A Multiplicity Result for a Non-local Critical Problem

Abstract

In this paper, we are interested in the multiple solutions of the following fractional critical problem \[ \begin{cases} (-\Delta)^s u = |u|^{2_s^*-2} u + \lambda u &\textrm{in $\Omega$}, \\ u = 0 &\textrm{on $\mathbb{R}^N \setminus \Omega$}, \end{cases} \] where $s \in (0,1)$, $N \gt 4s$, $2^*_s = 2N/(N-2s)$, $\Omega$ is a smooth bounded domain in $\mathbb{R}^N$ and $(-\Delta)^s$ is the fractional Laplace operator.
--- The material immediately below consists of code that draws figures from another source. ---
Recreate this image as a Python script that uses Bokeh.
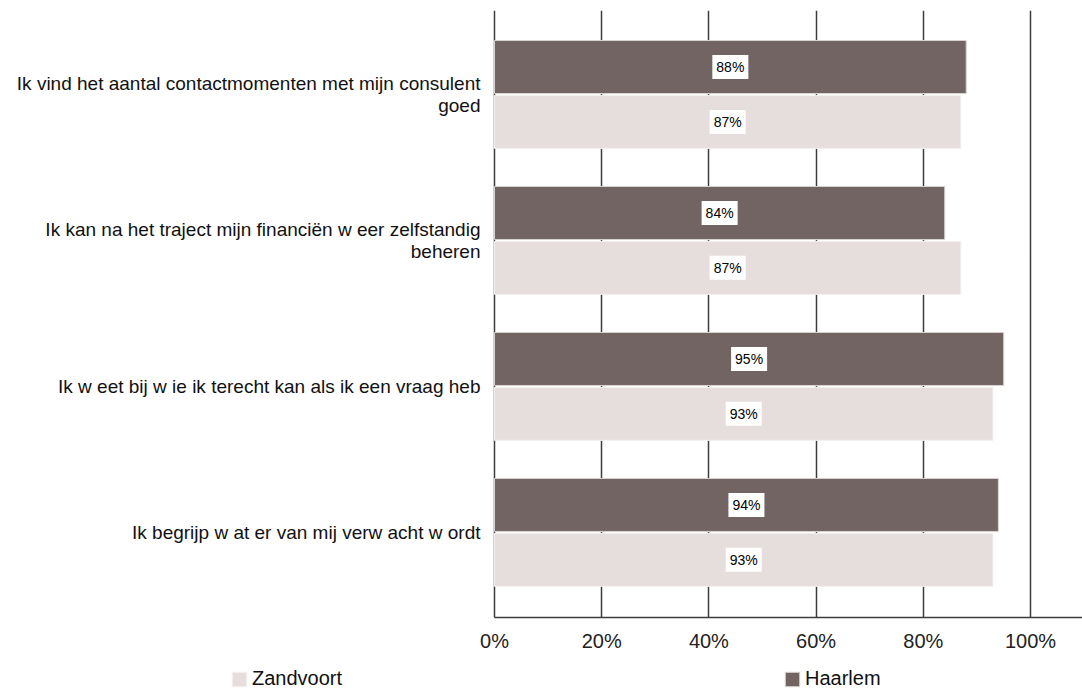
from bokeh.plotting import figure
from bokeh.models import Range1d, FixedTicker, PrintfTickFormatter, Legend, LegendItem
from bokeh.embed import file_html
from bokeh.resources import INLINE
from bokeh.core.properties import value

categories = [
    "Ik vind het aantal contactmomenten met mijn consulent\ngoed",
    "Ik kan na het traject mijn financiën w eer zelfstandig\nbeheren",
    "Ik w eet bij w ie ik terecht kan als ik een vraag heb",
    "Ik begrijp w at er van mij verw acht w ordt",
]
haarlem = [88, 84, 95, 94]
zandvoort = [87, 87, 93, 93]
x_ticks = [0, 20, 40, 60, 80, 100]
series = ["Zandvoort", "Haarlem"]

FONT = "Liberation Sans"
C_HAARLEM = "#716463"
C_ZAND = "#E6DEDD"
GRID = "#3c3c3c"

idx = list(range(len(categories)))
off = 0.188
bh = 0.363
y_h = [i - off for i in idx]
y_z = [i + off for i in idx]

Y_TOP = -0.575      # top of plotting area
Y_AXIS = 3.586      # where the value axis sits
X_MAX = 109.7

p = figure(width=1082, height=690, output_backend="svg", toolbar_location=None,
           x_range=Range1d(-92.16, X_MAX), y_range=Range1d(4.083, Y_TOP),
           min_border_left=0, min_border_right=0, min_border_top=10, min_border_bottom=0)
p.outline_line_color = None
p.background_fill_color = "white"

rh = p.hbar(y=y_h, right=haarlem, left=0, height=bh, fill_color=C_HAARLEM,
            line_color="#D8D2D1", line_width=1)
rz = p.hbar(y=y_z, right=zandvoort, left=0, height=bh, fill_color=C_ZAND,
            line_color="#F4F0F0", line_width=1)

for ys, vals in ((y_h, haarlem), (y_z, zandvoort)):
    p.text(x=[v / 2 for v in vals], y=ys, text=[f"{v}%" for v in vals],
           text_align="center", text_baseline="middle",
           text_font=value(FONT), text_font_size="14px", text_color="black",
           background_fill_color="white", padding=4)

# x axis (value axis), placed at the bottom of the bars area
xa = p.xaxis[0]
xa.fixed_location = Y_AXIS
xa.bounds = (0, X_MAX)
xa.ticker = FixedTicker(ticks=x_ticks)
xa.formatter = PrintfTickFormatter(format="%d%%")
xa.major_tick_out = 0
xa.major_tick_in = 0
xa.minor_tick_out = 0
xa.minor_tick_in = 0
xa.axis_line_color = GRID
xa.axis_line_width = 1.5
xa.major_label_standoff = 12
xa.major_label_text_font = FONT
xa.major_label_text_font_size = "20px"
xa.major_label_text_color = "#222222"

# y axis (categories), anchored at 0%
ya = p.yaxis[0]
ya.fixed_location = 0
ya.ticker = FixedTicker(ticks=idx)
ya.major_label_overrides = {i: c for i, c in zip(idx, categories)}
ya.axis_line_color = None
ya.major_tick_out = 0
ya.major_tick_in = 0
ya.minor_tick_out = 0
ya.minor_tick_in = 0
ya.major_label_standoff = 14
ya.major_label_text_font = FONT
ya.major_label_text_font_size = "19px"
ya.major_label_text_line_height = 1.05
ya.major_label_text_color = "#111111"
ya.major_label_text_align = "right"

p.xgrid.ticker = FixedTicker(ticks=x_ticks)
p.xgrid.cross_bounds = (Y_TOP, Y_AXIS)
p.xgrid.grid_line_color = GRID
p.xgrid.grid_line_width = 1.5
p.ygrid.grid_line_color = None

for label, r, loc in ((series[0], rz, (230, 0)), (series[1], rh, (783, 0))):
    lg = Legend(items=[LegendItem(label=label, renderers=[r])], location=loc,
                orientation="horizontal", padding=0, margin=0, spacing=0,
                glyph_width=18, glyph_height=18, label_height=18, label_standoff=4,
                border_line_color=None, background_fill_alpha=0,
                label_text_font=FONT, label_text_font_size="20px", label_text_color="#111111")
    p.add_layout(lg, "center")

open("out.html", "w").write(file_html(p, INLINE))
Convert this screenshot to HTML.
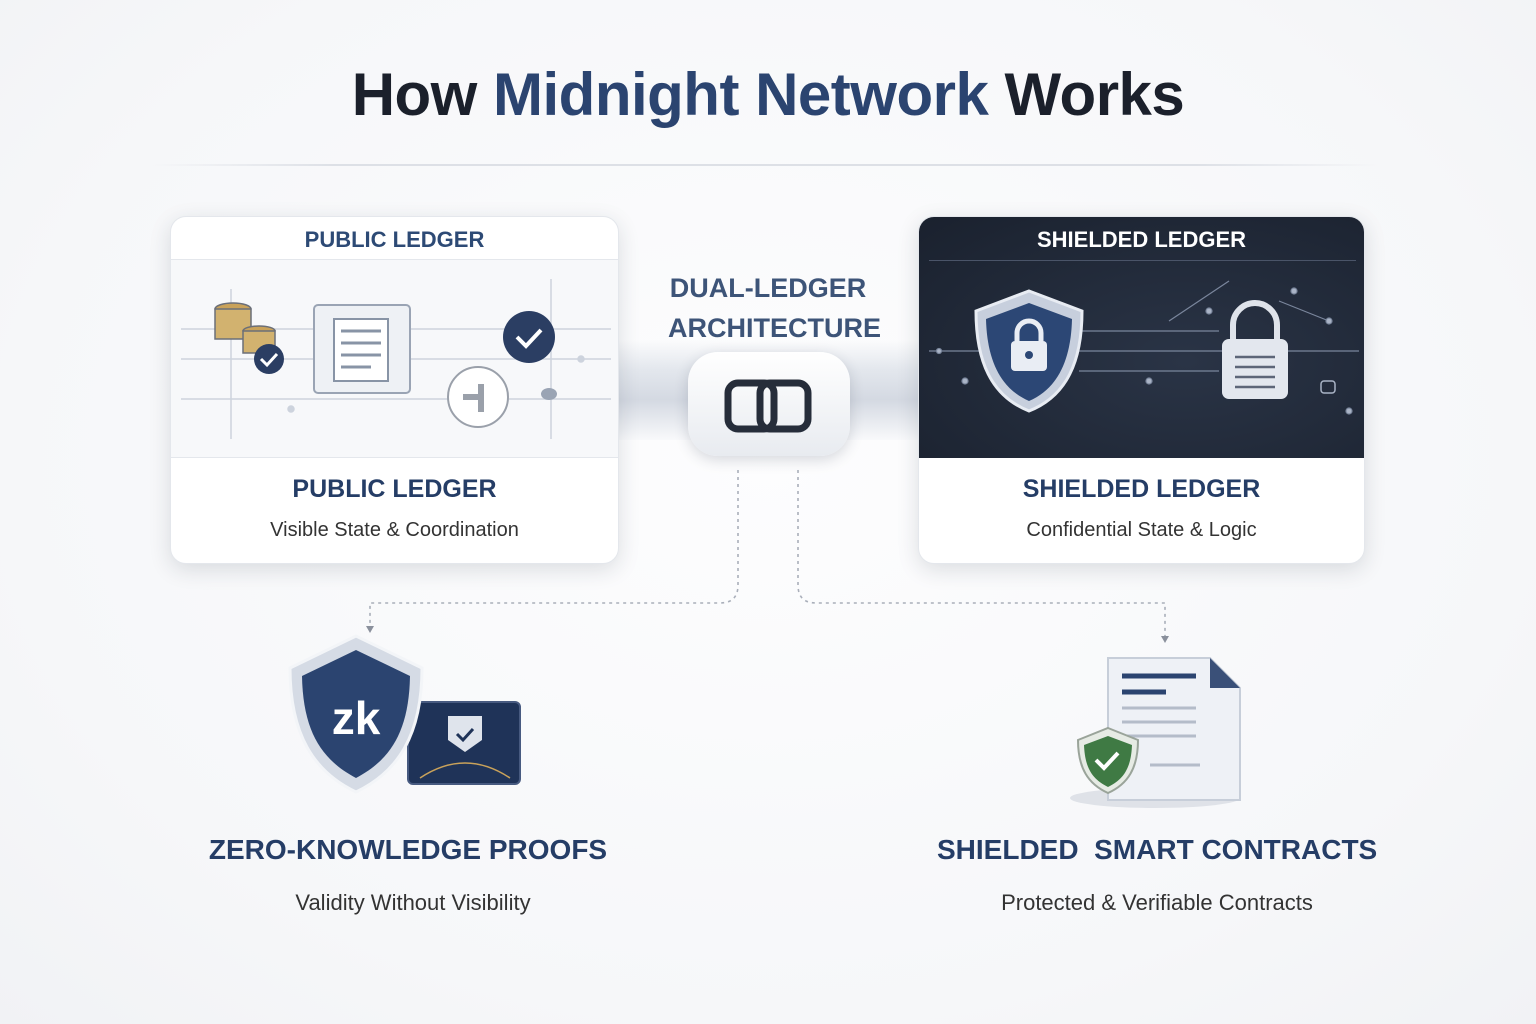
<!DOCTYPE html>
<html><head><meta charset="utf-8"><style>
*{margin:0;padding:0;box-sizing:border-box}
body{width:1536px;height:1024px;background:radial-gradient(ellipse at 50% 45%,#fdfdfe 0%,#f6f7f9 70%,#f1f2f5 100%);font-family:"Liberation Sans","DejaVu Sans",sans-serif;position:relative;overflow:hidden}
.a{position:absolute}
.t{position:absolute;left:0;width:100%;text-align:center;white-space:nowrap}
.card{position:absolute;background:#fff;border-radius:16px;box-shadow:0 6px 22px rgba(30,40,60,.14);overflow:hidden;border:1px solid #e4e7ec}
</style></head><body>
<div class="t" style="top:60px;font-size:60px;font-weight:bold;color:#1b202b;letter-spacing:-0.5px">How <span style="color:#2b4470">Midnight Network</span> Works</div>
<div class="a" style="left:150px;top:164px;width:1230px;height:2px;background:linear-gradient(90deg,transparent,#dde0e6 15%,#dde0e6 85%,transparent)"></div>

<div class="a" style="left:600px;top:340px;width:336px;height:100px;background:linear-gradient(180deg,rgba(240,242,246,0) 0%,#e3e7ed 30%,#d4d9e2 60%,rgba(235,238,243,0.2) 100%)"></div>
<div class="t" style="left:668px;width:200px;top:268px;font-size:27px;font-weight:bold;color:#3d5478;line-height:40px">DUAL-LEDGER<br>ARCHITECTURE</div>
<div class="a" style="left:688px;top:352px;width:162px;height:104px;border-radius:30px;background:linear-gradient(180deg,#fff,#e8ebf0);box-shadow:0 4px 14px rgba(40,50,70,.18)"></div>
<svg class="a" style="left:722px;top:375px" width="92" height="60"><rect x="6" y="8" width="46" height="46" rx="10" fill="none" stroke="#262d3a" stroke-width="7"/><rect x="38" y="8" width="48" height="46" rx="10" fill="none" stroke="#262d3a" stroke-width="7"/></svg>

<div class="card" style="left:170px;top:216px;width:449px;height:348px">
<div class="t" style="top:10px;font-size:22px;font-weight:bold;color:#2d4a75">PUBLIC LEDGER</div>
<div class="a" style="left:0;top:42px;width:100%;height:199px;background:#f7f8fa;border-top:1px solid #e4e7ec;border-bottom:1px solid #e4e7ec"></div>
<svg class="a" style="left:0;top:42px" width="449" height="199">
<g stroke="#cdd3dd" stroke-width="1.5" fill="#cdd3dd"><line x1="10" y1="70" x2="440" y2="70"/><line x1="10" y1="100" x2="440" y2="100"/><line x1="10" y1="140" x2="440" y2="140"/><line x1="60" y1="30" x2="60" y2="180"/><line x1="380" y1="20" x2="380" y2="180"/><circle cx="60" cy="70" r="3"/><circle cx="120" cy="150" r="3"/><circle cx="410" cy="100" r="3"/></g>
<g fill="#c9a25a" stroke="#6b6f78" stroke-width="1.5"><ellipse cx="62" cy="50" rx="18" ry="6"/><rect x="44" y="50" width="36" height="30" fill="#d2b26f"/><ellipse cx="88" cy="72" rx="16" ry="5"/><rect x="72" y="72" width="32" height="22" fill="#d2b26f"/></g>
<circle cx="98" cy="100" r="15" fill="#2b3e63"/><path d="M90 100l6 6 10-11" stroke="#fff" stroke-width="3" fill="none"/>
<rect x="143" y="46" width="96" height="88" rx="4" fill="#eef1f5" stroke="#9aa4b4" stroke-width="2"/><rect x="163" y="60" width="54" height="62" fill="#fff" stroke="#8894a6" stroke-width="2"/><g stroke="#8894a6" stroke-width="3"><line x1="170" y1="72" x2="210" y2="72"/><line x1="170" y1="84" x2="210" y2="84"/><line x1="170" y1="96" x2="210" y2="96"/><line x1="170" y1="108" x2="200" y2="108"/></g>
<circle cx="358" cy="78" r="26" fill="#2b3e63"/><path d="M346 78l9 9 15-16" stroke="#fff" stroke-width="4" fill="none"/>
<circle cx="307" cy="138" r="30" fill="#fff" stroke="#9aa0aa" stroke-width="2"/><path d="M292 138h18M310 125v28" stroke="#9aa0aa" stroke-width="6"/>
<ellipse cx="378" cy="135" rx="8" ry="6" fill="#9aa4b4"/>
</svg>
<div class="t" style="top:258px;font-size:25px;font-weight:bold;color:#253d66">PUBLIC LEDGER</div>
<div class="t" style="top:302px;font-size:20px;color:#333">Visible State &amp; Coordination</div>
</div>

<div class="card" style="left:918px;top:216px;width:447px;height:348px">
<div class="a" style="left:0;top:0;width:100%;height:241px;background:radial-gradient(ellipse at 60% 60%,#2a3446,#1a212e)"></div>
<div class="t" style="top:10px;font-size:22px;font-weight:bold;color:#fff">SHIELDED LEDGER</div>
<div class="a" style="left:10px;top:43px;width:427px;height:1px;background:#4a5468"></div>
<svg class="a" style="left:0;top:44px" width="447" height="197">
<g stroke="#7a869c" stroke-width="1.2" fill="#aab4c6"><line x1="10" y1="90" x2="440" y2="90"/><line x1="160" y1="70" x2="300" y2="70"/><line x1="160" y1="110" x2="300" y2="110"/><line x1="250" y1="60" x2="310" y2="20"/><line x1="360" y1="40" x2="410" y2="60"/><circle cx="20" cy="90" r="2.5"/><circle cx="290" cy="50" r="3"/><circle cx="375" cy="30" r="3"/><circle cx="410" cy="60" r="3"/><circle cx="46" cy="120" r="3"/><circle cx="430" cy="150" r="3"/><circle cx="230" cy="120" r="3"/></g>
<path d="M110 30 L163 50 C163 100 148 135 110 150 C72 135 57 100 57 50 Z" fill="#c7cfdd" stroke="#e8ecf3" stroke-width="3"/>
<path d="M110 42 L153 58 C152 100 138 128 110 140 C82 128 68 100 67 58 Z" fill="#2c4775"/>
<rect x="92" y="80" width="36" height="30" rx="4" fill="#e9edf4"/><path d="M98 80v-8a12 12 0 0 1 24 0v8" stroke="#e9edf4" stroke-width="5" fill="none"/><circle cx="110" cy="94" r="4" fill="#2c4775"/>
<path d="M314 80v-16a22 22 0 0 1 44 0v16" stroke="#dfe3ea" stroke-width="6" fill="none"/><rect x="303" y="78" width="66" height="60" rx="7" fill="#e3e7ee"/><g stroke="#5d6678" stroke-width="2.5"><line x1="316" y1="96" x2="356" y2="96"/><line x1="316" y1="106" x2="356" y2="106"/><line x1="316" y1="116" x2="356" y2="116"/><line x1="316" y1="126" x2="356" y2="126"/></g>
<rect x="402" y="120" width="14" height="12" rx="3" fill="none" stroke="#aab4c6" stroke-width="1.5"/>
</svg>
<div class="t" style="top:258px;font-size:25px;font-weight:bold;color:#253d66">SHIELDED LEDGER</div>
<div class="t" style="top:302px;font-size:20px;color:#333">Confidential State &amp; Logic</div>
</div>

<svg class="a" style="left:0;top:0" width="1536" height="1024">
<g fill="none" stroke="#a9afba" stroke-width="1.6" stroke-dasharray="3 4">
<path d="M738 470 V585 Q738 603 720 603 H370 V628"/>
<path d="M798 470 V585 Q798 603 816 603 H1165 V638"/>
</g>
<path d="M366 626l4 7 4-7z M1161 636l4 7 4-7z" fill="#8a909c"/>
<rect x="408" y="702" width="112" height="82" rx="5" fill="#1f3358" stroke="#475a80" stroke-width="2"/>
<path d="M448 716h34v24l-17 12-17-12z" fill="#dfe4ec"/><path d="M457 734l6 6 10-11" stroke="#1f3358" stroke-width="3" fill="none"/>
<path d="M420 778q45-30 90 0" stroke="#c9a25a" stroke-width="1.5" fill="none"/>
<path d="M356 636 L422 668 C422 735 398 772 356 792 C314 772 290 735 290 668 Z" fill="#d5dbe5" stroke="#f3f5f8" stroke-width="3"/>
<path d="M356 650 L410 676 C409 732 390 760 356 778 C322 760 303 732 302 676 Z" fill="#2b4470"/>
<text x="356" y="734" text-anchor="middle" font-family="Liberation Sans,sans-serif" font-size="46" font-weight="bold" fill="#fff">zk</text>
<ellipse cx="1155" cy="798" rx="85" ry="10" fill="#dfe2e8"/>
<path d="M1108 658 H1210 L1240 688 V800 H1108 Z" fill="#eef1f6" stroke="#c7ced9" stroke-width="2"/>
<path d="M1210 658 V688 H1240 Z" fill="#3a5078"/>
<g stroke="#2b4470" stroke-width="5"><line x1="1122" y1="676" x2="1196" y2="676"/><line x1="1122" y1="692" x2="1166" y2="692"/></g>
<g stroke="#b4bcc9" stroke-width="3"><line x1="1122" y1="708" x2="1196" y2="708"/><line x1="1122" y1="722" x2="1196" y2="722"/><line x1="1122" y1="736" x2="1196" y2="736"/><line x1="1150" y1="765" x2="1200" y2="765"/></g>
<path d="M1108 728 L1138 740 C1138 768 1128 784 1108 793 C1088 784 1078 768 1078 740 Z" fill="#e6ebe4" stroke="#9aa49a" stroke-width="2"/>
<path d="M1108 736 L1132 745 C1131 768 1124 779 1108 787 C1092 779 1085 768 1084 745 Z" fill="#3f7a44"/>
<path d="M1096 760l8 8 14-15" stroke="#fff" stroke-width="4" fill="none"/>
</svg>

<div class="t" style="left:208px;width:400px;top:834px;font-size:28px;font-weight:bold;color:#253d66">ZERO-KNOWLEDGE PROOFS</div>
<div class="t" style="left:208px;width:410px;top:890px;font-size:22px;color:#333">Validity Without Visibility</div>
<div class="t" style="left:937px;width:440px;top:834px;font-size:28px;font-weight:bold;color:#253d66;white-space:pre">SHIELDED  SMART CONTRACTS</div>
<div class="t" style="left:937px;width:440px;top:890px;font-size:22px;color:#333">Protected &amp; Verifiable Contracts</div>
</body></html>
Because the nonlocal property of fractional Laplacian makes the variational functional of the fractional critical problem different from the one of local operator $-\Delta$. To the best of our knowledge, it is still unknown whether multiple solutions of the fractional critical problem exist for all $\lambda \gt 0$. In this paper, we give a partial answer. Precisely, by introducing some new ideas and careful estimates, we prove that for any $s \in (0,1)$, the fractional critical problem has at least $[(N+1)/2]$ pairs of nontrivial solutions if $0 \lt \lambda \neq \lambda_n$, and has $[(N+1-l)/2]$ pairs if $\lambda = \lambda_n$ with multiplicity number $0 \lt l \lt \min \{n,N+2\}$, via constraint method and Krasnoselskii genus. Here $\lambda_n$ denotes the $n$-th eigenvalue of $(-\Delta)^s$ with zero Dirichlet boundary data in $\Omega$ and $[a]$ denotes the least positive integer $k$ such that $k \geq a$.